• GIVEN INSTRUCTION
Scan the records for the string "this"; copy each line where it occurs.

Source code of charts:
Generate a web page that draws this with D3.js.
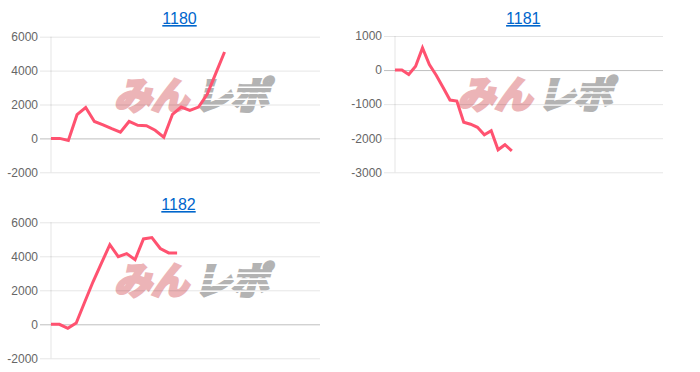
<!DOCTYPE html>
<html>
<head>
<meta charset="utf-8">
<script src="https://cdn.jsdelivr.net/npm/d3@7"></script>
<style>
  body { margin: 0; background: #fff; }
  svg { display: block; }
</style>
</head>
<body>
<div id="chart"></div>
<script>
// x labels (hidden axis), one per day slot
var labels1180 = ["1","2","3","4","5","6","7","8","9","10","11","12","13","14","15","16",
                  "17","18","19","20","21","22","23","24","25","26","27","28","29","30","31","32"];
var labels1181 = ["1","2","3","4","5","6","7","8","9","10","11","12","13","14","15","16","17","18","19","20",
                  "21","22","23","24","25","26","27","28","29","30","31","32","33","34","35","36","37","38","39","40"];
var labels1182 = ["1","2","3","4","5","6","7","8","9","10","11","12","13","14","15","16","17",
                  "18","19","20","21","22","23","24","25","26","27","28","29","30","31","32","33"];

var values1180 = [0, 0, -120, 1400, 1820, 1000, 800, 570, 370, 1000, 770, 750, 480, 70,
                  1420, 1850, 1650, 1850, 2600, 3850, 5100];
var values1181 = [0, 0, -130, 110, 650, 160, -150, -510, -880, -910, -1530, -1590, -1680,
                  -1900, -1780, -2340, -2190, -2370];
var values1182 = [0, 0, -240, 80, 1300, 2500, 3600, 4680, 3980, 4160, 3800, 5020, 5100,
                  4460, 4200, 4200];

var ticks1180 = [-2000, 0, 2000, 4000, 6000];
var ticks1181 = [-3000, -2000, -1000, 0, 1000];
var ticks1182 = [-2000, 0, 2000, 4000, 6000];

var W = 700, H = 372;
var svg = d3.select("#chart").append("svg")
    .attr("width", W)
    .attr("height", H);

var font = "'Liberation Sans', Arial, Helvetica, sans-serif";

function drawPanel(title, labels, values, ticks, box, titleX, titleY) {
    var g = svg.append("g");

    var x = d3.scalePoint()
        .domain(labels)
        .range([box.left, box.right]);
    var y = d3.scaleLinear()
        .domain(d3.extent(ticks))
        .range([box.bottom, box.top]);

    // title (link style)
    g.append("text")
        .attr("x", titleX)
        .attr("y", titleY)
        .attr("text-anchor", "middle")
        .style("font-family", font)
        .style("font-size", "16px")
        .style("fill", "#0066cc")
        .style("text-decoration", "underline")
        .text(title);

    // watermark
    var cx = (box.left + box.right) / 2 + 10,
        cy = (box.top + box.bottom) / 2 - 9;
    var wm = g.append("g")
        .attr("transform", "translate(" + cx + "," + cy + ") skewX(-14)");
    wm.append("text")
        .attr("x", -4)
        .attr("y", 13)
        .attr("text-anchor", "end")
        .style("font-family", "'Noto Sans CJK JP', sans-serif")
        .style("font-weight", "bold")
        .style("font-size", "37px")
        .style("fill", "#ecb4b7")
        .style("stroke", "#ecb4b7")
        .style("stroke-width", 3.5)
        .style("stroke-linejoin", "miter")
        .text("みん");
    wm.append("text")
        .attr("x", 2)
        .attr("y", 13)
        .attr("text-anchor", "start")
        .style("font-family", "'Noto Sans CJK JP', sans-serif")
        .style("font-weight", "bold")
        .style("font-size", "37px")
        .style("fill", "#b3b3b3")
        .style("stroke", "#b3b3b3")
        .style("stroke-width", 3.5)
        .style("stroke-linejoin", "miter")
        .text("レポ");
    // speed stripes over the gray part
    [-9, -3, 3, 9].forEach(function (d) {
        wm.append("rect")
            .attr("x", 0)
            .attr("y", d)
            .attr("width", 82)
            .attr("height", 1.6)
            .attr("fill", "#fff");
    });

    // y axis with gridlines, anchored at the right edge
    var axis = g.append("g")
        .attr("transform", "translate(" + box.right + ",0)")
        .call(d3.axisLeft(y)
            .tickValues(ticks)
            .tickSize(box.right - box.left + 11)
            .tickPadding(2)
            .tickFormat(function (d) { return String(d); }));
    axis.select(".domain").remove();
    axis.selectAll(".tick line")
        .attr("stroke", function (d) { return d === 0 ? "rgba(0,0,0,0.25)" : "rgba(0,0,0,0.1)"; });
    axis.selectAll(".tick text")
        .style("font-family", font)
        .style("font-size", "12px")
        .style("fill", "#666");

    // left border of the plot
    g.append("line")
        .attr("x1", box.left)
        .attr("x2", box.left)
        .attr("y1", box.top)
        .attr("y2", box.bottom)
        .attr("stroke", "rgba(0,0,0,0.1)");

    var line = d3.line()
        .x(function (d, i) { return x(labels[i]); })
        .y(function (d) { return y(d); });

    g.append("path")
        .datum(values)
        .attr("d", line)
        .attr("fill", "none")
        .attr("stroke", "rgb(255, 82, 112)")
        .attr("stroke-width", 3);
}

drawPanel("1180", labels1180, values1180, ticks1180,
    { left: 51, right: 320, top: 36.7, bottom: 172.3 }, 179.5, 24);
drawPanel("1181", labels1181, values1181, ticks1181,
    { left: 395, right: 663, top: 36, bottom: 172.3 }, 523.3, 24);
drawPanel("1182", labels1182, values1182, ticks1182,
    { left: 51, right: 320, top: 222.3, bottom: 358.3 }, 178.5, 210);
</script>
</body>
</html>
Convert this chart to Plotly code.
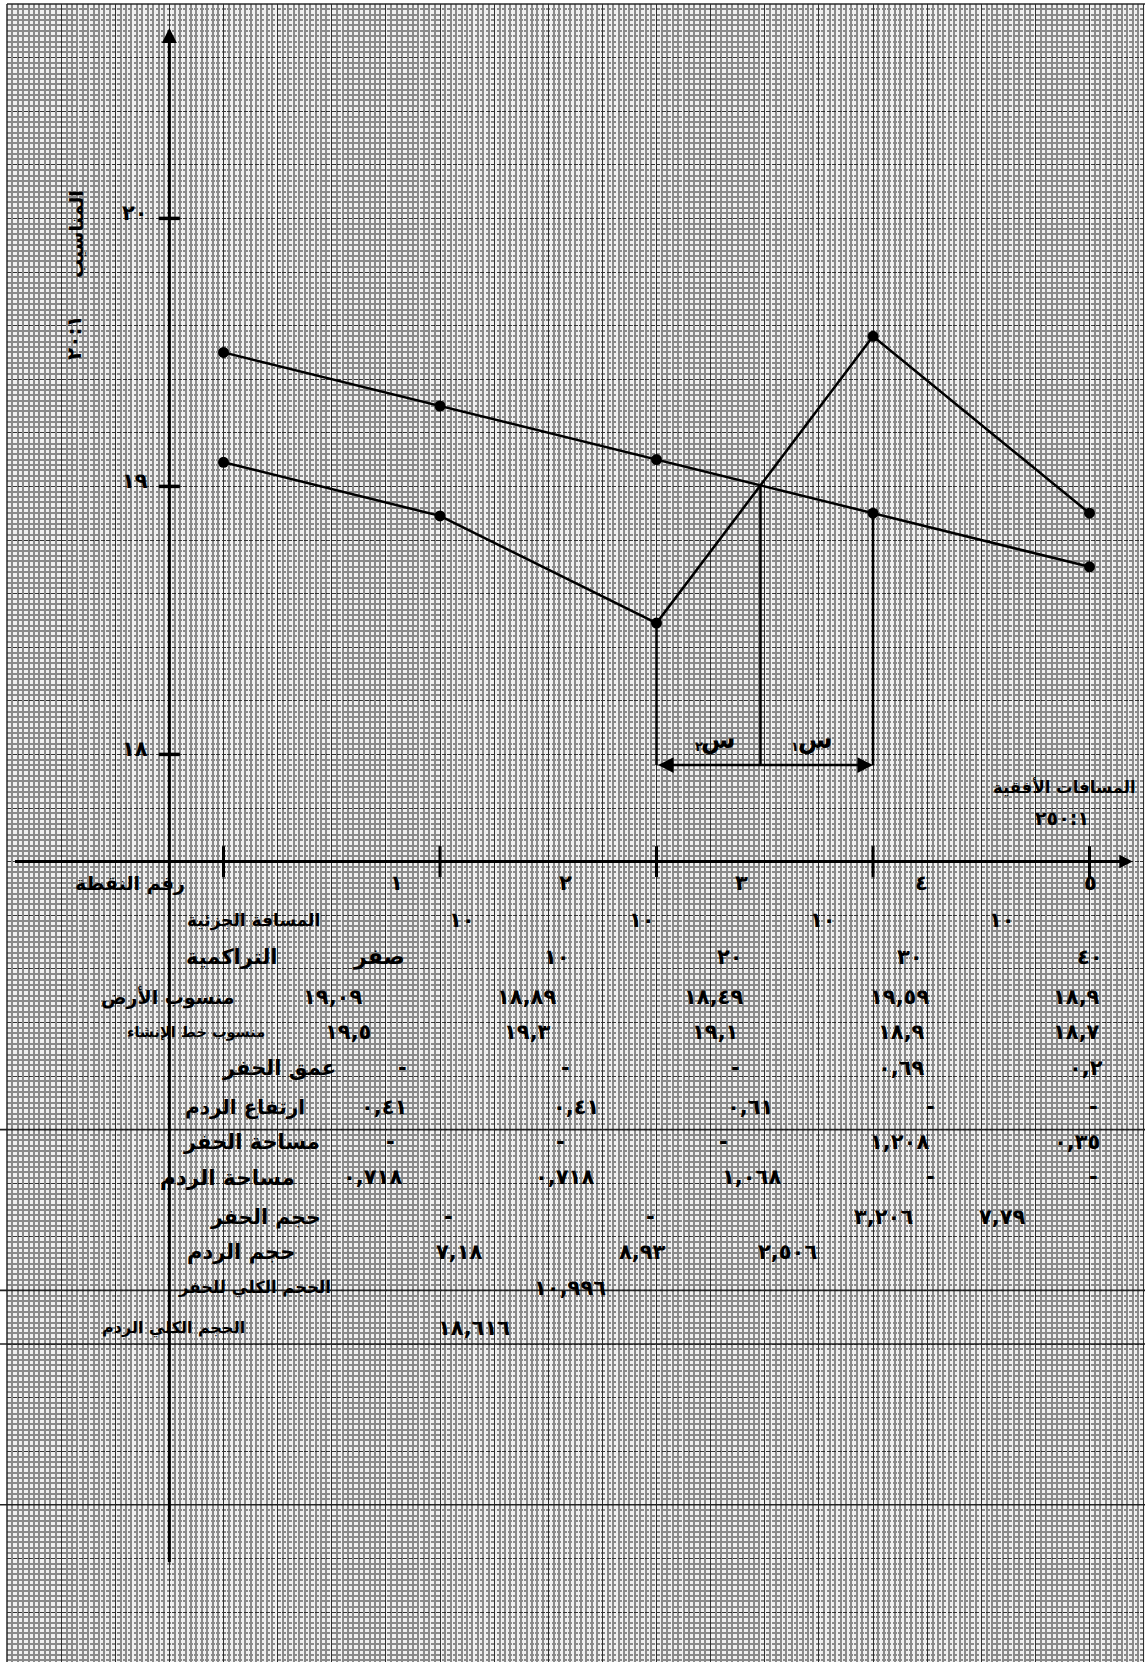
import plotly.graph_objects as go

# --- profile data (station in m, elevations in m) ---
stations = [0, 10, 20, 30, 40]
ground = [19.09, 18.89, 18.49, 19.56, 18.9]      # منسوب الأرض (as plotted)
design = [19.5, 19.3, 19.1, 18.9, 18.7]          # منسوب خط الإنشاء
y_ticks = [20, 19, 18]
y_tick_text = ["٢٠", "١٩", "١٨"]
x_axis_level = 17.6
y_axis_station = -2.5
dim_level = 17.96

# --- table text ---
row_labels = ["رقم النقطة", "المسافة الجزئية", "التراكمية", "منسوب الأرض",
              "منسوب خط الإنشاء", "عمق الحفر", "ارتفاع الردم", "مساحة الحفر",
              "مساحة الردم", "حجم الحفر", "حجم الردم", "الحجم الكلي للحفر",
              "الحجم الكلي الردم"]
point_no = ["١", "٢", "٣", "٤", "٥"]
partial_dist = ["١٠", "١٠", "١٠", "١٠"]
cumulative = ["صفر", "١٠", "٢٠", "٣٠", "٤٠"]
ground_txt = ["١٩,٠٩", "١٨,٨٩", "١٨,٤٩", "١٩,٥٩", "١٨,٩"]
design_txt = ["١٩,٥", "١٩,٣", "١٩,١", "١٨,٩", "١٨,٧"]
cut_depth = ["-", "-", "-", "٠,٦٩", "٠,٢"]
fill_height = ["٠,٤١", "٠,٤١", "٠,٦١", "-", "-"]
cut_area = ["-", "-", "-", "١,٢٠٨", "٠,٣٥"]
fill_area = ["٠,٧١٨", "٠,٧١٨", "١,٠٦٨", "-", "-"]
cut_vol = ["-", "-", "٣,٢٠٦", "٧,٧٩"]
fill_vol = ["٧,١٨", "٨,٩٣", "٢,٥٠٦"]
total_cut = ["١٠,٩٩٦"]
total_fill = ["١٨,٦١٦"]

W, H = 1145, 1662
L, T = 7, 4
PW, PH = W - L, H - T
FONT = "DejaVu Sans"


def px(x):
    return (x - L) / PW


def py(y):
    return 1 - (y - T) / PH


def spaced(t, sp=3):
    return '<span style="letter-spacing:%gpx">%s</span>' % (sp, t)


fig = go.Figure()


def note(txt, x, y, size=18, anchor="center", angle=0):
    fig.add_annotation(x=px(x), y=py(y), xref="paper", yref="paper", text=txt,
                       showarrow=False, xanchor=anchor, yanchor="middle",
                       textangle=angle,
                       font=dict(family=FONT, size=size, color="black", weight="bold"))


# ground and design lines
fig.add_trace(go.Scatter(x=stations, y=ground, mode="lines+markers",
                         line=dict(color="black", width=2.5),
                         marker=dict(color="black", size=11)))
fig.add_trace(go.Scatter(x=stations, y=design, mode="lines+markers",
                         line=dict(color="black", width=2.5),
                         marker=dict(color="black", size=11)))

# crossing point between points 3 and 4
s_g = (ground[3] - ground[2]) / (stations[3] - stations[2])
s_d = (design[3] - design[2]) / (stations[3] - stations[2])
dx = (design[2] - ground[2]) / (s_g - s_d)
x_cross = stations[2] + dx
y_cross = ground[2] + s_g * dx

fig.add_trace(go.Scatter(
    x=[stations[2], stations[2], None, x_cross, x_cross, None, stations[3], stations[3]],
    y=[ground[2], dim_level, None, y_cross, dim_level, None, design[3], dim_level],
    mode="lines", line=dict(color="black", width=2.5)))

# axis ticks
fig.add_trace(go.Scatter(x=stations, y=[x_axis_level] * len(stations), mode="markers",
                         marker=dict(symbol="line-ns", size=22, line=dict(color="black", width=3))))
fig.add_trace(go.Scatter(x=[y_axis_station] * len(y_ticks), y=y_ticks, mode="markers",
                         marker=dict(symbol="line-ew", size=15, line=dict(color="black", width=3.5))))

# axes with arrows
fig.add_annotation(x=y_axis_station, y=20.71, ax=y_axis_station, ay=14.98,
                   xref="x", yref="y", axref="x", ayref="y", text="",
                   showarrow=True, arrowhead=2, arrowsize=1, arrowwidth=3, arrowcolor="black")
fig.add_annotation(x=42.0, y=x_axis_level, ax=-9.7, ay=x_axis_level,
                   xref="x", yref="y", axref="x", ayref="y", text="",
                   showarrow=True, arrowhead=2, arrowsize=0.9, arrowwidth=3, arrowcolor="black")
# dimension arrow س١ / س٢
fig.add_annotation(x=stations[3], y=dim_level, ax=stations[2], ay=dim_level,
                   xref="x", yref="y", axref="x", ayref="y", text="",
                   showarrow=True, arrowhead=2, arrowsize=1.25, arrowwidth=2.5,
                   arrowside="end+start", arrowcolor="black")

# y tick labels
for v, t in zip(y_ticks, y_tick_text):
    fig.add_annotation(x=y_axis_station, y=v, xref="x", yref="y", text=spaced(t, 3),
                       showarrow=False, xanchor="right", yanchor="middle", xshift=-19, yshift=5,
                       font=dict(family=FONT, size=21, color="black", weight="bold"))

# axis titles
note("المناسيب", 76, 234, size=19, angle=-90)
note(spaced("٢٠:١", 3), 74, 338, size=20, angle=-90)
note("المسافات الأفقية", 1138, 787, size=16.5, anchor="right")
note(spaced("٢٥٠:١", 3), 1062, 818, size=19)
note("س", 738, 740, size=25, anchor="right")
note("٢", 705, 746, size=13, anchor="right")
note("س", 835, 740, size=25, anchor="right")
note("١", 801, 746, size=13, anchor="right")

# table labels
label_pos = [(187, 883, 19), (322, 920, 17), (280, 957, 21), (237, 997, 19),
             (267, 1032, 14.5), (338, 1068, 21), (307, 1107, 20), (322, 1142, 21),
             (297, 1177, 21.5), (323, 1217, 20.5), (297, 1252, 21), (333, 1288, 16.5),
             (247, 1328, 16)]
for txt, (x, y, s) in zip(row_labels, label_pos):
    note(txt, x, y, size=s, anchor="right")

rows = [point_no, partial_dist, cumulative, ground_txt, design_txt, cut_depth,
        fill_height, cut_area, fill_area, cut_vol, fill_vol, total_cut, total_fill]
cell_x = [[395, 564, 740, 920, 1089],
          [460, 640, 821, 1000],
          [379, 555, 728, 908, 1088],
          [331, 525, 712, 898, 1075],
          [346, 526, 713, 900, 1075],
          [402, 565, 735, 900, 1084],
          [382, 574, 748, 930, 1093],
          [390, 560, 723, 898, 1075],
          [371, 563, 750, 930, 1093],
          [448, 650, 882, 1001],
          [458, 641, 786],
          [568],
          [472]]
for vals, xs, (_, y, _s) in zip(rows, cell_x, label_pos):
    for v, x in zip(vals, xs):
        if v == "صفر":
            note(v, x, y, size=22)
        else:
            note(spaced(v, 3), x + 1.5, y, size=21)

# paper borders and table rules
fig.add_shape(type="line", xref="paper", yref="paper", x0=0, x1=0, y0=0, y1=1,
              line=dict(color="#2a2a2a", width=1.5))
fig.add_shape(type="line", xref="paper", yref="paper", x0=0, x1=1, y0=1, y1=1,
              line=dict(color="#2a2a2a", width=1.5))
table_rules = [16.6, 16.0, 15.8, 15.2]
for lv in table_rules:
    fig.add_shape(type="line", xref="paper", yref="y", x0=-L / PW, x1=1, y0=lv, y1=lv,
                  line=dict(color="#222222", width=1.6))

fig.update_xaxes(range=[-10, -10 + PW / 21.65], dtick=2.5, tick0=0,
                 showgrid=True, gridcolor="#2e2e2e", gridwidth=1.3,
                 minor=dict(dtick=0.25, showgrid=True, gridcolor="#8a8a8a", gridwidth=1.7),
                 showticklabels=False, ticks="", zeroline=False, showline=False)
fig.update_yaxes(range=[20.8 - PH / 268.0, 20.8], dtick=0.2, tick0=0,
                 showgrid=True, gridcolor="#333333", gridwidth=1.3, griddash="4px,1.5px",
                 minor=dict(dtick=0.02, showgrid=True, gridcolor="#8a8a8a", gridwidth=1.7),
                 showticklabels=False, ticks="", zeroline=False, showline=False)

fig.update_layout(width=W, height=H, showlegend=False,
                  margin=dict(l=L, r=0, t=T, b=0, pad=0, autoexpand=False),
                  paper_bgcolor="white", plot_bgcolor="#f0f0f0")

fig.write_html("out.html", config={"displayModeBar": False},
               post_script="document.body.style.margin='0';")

• SOLUTION
Generate a web page that draws this with D3.js.
Convert this chart to Plotly code.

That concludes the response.